Another extradition treaty was agreed in 1972, but problems remained over the use of political offences as a defence against surrender. US judges argued in the early 1980s that crimes of four alleged IRA members were political cases. President Ronald Reagan overcame Irish-American protests to correct the problem with a retrospective 1986 supplementary treaty. Violent crimes were now excluded from political offences; replacing them, extradition was now barred on the grounds of “race, religion, nationality or political opinions”.

Human rights concerns strengthened during the 1980s. Britain’s courts halted the return of Jens Soering , who murdered the parents of his then girlfriend in Virginia when 20 years old, in 1989 when the European Court of Human Rights ruled there were insufficient assurances against capital punishment. American prosecutors agreed they would not pursue the death penalty allowing his return and subsequent conviction. Soering was released in 2019 and deported to Germany.

Britain returned Sally Croft and Susan Hagan, former members of an Oregon-based Bhagwan Shree Rajneesh sect, after a four-year legal battle culminating in 1994. Both were accused of plotting to kill a district attorney 10 years earlier for investigating the immigration status of sect members. They also claimed the charges were politically motivated, but despite attracting headlines their many appeals failed in the courts.

Britain negotiated a new treaty in 2003, when updating extradition arrangements with a number of its international partners. America received fast track status along with Commonwealth and European Union countries, and no longer had to prove a prima facie case, which had been required since 1843. Washington now submits material providing “reasonable suspicion” and Britain enough to prove “probable cause” – a standard required under the US constitution.

In 2012, then-home secretary Theresa May angered Washington by blocking hacker McKinnon’s return over fears the Asperger’s sufferer might take his own life, in one of the few British government refusals since the 1870s.

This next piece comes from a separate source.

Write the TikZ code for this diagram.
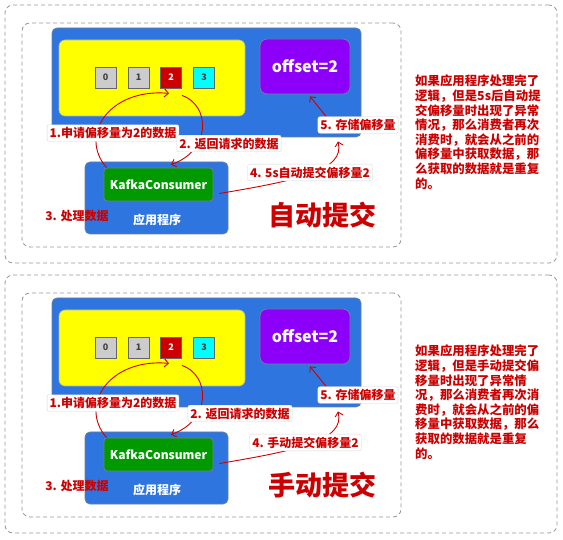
\documentclass[tikz,border=0pt]{standalone}
\usepackage{fontspec}
\setmainfont{Noto Sans CJK SC}
\usetikzlibrary{arrows.meta}
\definecolor{kblue}{RGB}{46,117,224}
\definecolor{kedge}{RGB}{110,128,155}
\definecolor{kyellow}{RGB}{255,255,0}
\definecolor{kpurple}{RGB}{140,0,250}
\definecolor{kgreen}{RGB}{0,153,0}
\definecolor{kred}{RGB}{204,0,0}
\definecolor{dashgray}{RGB}{150,150,150}
\definecolor{lblgray}{RGB}{215,215,215}
\definecolor{sqgray}{RGB}{204,204,204}
\definecolor{kcyan}{RGB}{0,255,255}
\pgfdeclarelayer{front}
\pgfsetlayers{main,front}
\tikzset{
  dashbox/.style={draw=dashgray, dash pattern=on 4pt off 3pt, rounded corners=8pt, line width=0.8pt, inner sep=0pt},
  bluebox/.style={draw=kedge, fill=kblue, rounded corners=5pt, line width=0.8pt, inner sep=0pt},
  yellowbox/.style={draw=kedge!60, fill=kyellow, rounded corners=6pt, line width=0.6pt, inner sep=0pt},
  purplebox/.style={draw=kedge, fill=kpurple, rounded corners=7pt, line width=0.8pt, inner sep=0pt, text=white, font=\bfseries\fontsize{16}{18}\selectfont},
  greenbox/.style={draw=kedge, fill=kgreen, rounded corners=3pt, line width=0.8pt, inner sep=0pt, text=white, font=\bfseries\fontsize{12}{14}\selectfont},
  sq/.style={draw=black!60, line width=0.8pt, minimum size=21pt, inner sep=0pt, font=\bfseries\fontsize{9}{10}\selectfont, text=black!75},
  lbl/.style={draw=lblgray, fill=white, rounded corners=2pt, inner sep=2.5pt, text=kred, font=\bfseries\fontsize{12}{14}\selectfont},
  redtxt/.style={text=kred, inner sep=0pt, font=\bfseries\fontsize{12}{14}\selectfont},
  whitetxt/.style={text=white, inner sep=0pt, font=\bfseries\fontsize{12}{14}\selectfont},
  titletxt/.style={text=kred, inner sep=0pt, font=\bfseries\fontsize{27}{30}\selectfont},
  sidetxt/.style={text=kred, inner sep=0pt, align=left, font=\bfseries\fontsize{12.4}{14.6}\selectfont},
  arr/.style={draw=kred, line width=0.9pt, -{Straight Barb[length=4pt,width=8pt]}},
}
% #1 suffix, #2 y offset, #3 title, #4 label 4 text, #5 label 2 x, #6 label 4 x, #7 side text
\newcommand\panelpic[7]{%
\begin{scope}[shift={(0,#2)}]
  \node[dashbox, minimum width=552pt, minimum height=258pt] (outer#1) at (281,134) {};
  \node[dashbox, minimum width=379pt, minimum height=224pt] (inner#1) at (211.5,135) {};
  \node[bluebox, minimum width=309pt, minimum height=109pt] (kafka#1) at (206.5,82.5) {};
  \node[yellowbox, minimum width=186pt, minimum height=76pt] (yellow#1) at (152,78) {};
  \node[sq, fill=sqgray] (sqa#1) at (105.5,77.5) {0};
  \node[sq, fill=sqgray] (sqb#1) at (138.5,77.5) {1};
  \node[sq, fill=kred, text=white] (sqc#1) at (171,77.5) {2};
  \node[sq, fill=kcyan] (sqd#1) at (204,77.5) {3};
  \node[purplebox, minimum width=90pt, minimum height=55pt] (purple#1) at (305,66.5) {offset=2};
  \node[bluebox, minimum width=143pt, minimum height=72pt] (app#1) at (156.5,198) {};
  \node[greenbox, minimum width=109pt, minimum height=33pt] (green#1) at (158.5,184.5) {KafkaConsumer};
  \node[whitetxt] (appname#1) at (157,220) {应用程序};
  \node[redtxt] (step3#1) at (77,216) {3. 处理数据};
  \node[titletxt] (title#1) at (322,215) {#3};
  \node[sidetxt, anchor=north west] (side#1) at (415,75) {#7};
  \begin{pgfonlayer}{front}
    \node[lbl] (label1#1) at (113,133) {1.申请偏移量为2的数据};
    \node[lbl] (label2#1) at (#5,143.5) {2. 返回请求的数据};
    \node[lbl] (label5#1) at (358,125) {5. 存储偏移量};
    \node[lbl] (label4#1) at (#6,172.5) {#4};
  \end{pgfonlayer}
  \draw[arr] ([xshift=3pt]green#1.north west) .. controls (78,135) and (110,88) .. ([xshift=-2pt,yshift=-5pt]sqc#1.south);
  \draw[arr] ([xshift=11pt,yshift=-7pt]sqc#1.south) .. controls (210,105) and (212,150) .. ([xshift=12.5pt,yshift=3pt]green#1.north);
  \draw[arr] ([xshift=6pt,yshift=-9pt]green#1.east) .. controls (300,180) and (345,170) .. ([xshift=-20pt,yshift=-8pt]label5#1.south);
  \draw[arr] ([xshift=-25pt]label5#1.center) -- ([xshift=5pt,yshift=-2pt]purple#1.south);
\end{scope}}
\begin{document}
\begin{tikzpicture}[x=1pt,y=-1pt]
\useasboundingbox (0,0) rectangle (563,540);
\panelpic{a}{0}{自动提交}{4. 5s自动提交偏移量2}{229}{310}{如果应用程序处理完了\\逻辑，但是5s后自动提\\交偏移量时出现了异常\\情况，那么消费者再次\\消费时，就会从之前的\\偏移量中获取数据，那\\么获取的数据就是重复\\的。}
\panelpic{b}{270}{手动提交}{4. 手动提交偏移量2}{240}{305.5}{如果应用程序处理完了\\逻辑，但是手动提交偏\\移量时出现了异常情\\况，那么消费者再次消\\费时，就会从之前的偏\\移量中获取数据，那么\\获取的数据就是重复\\的。}
\end{tikzpicture}
\end{document}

Washington, unusually, expressed its “disappointment” that McKinnon would not “face long overdue justice in the United States,” but did not appeal.

America broke new ground itself seven years later by refusing Sacoolas’ extradition; the State Department invoked the Vienna Convention on Diplomatic Immunity on the grounds she was married to a CIA spy. The Foreign Office described this as “a denial of justice” and continues to pursue the delicate matter.

Patel has so far avoided a third modern example of a government blocking extradition. Assange is expected to appeal her decision, but this seems unlikely to change her mind. If his appeal is rejected, Assange may return to the courts once more; the case has some way to run.

But whatever Assange’s ultimate fate, history suggests that one-off cases, no matter how high-profile, do not generally affect Anglo-American extradition relations.

The “special relationship” is likely to remain intact – when it comes to extradition at least.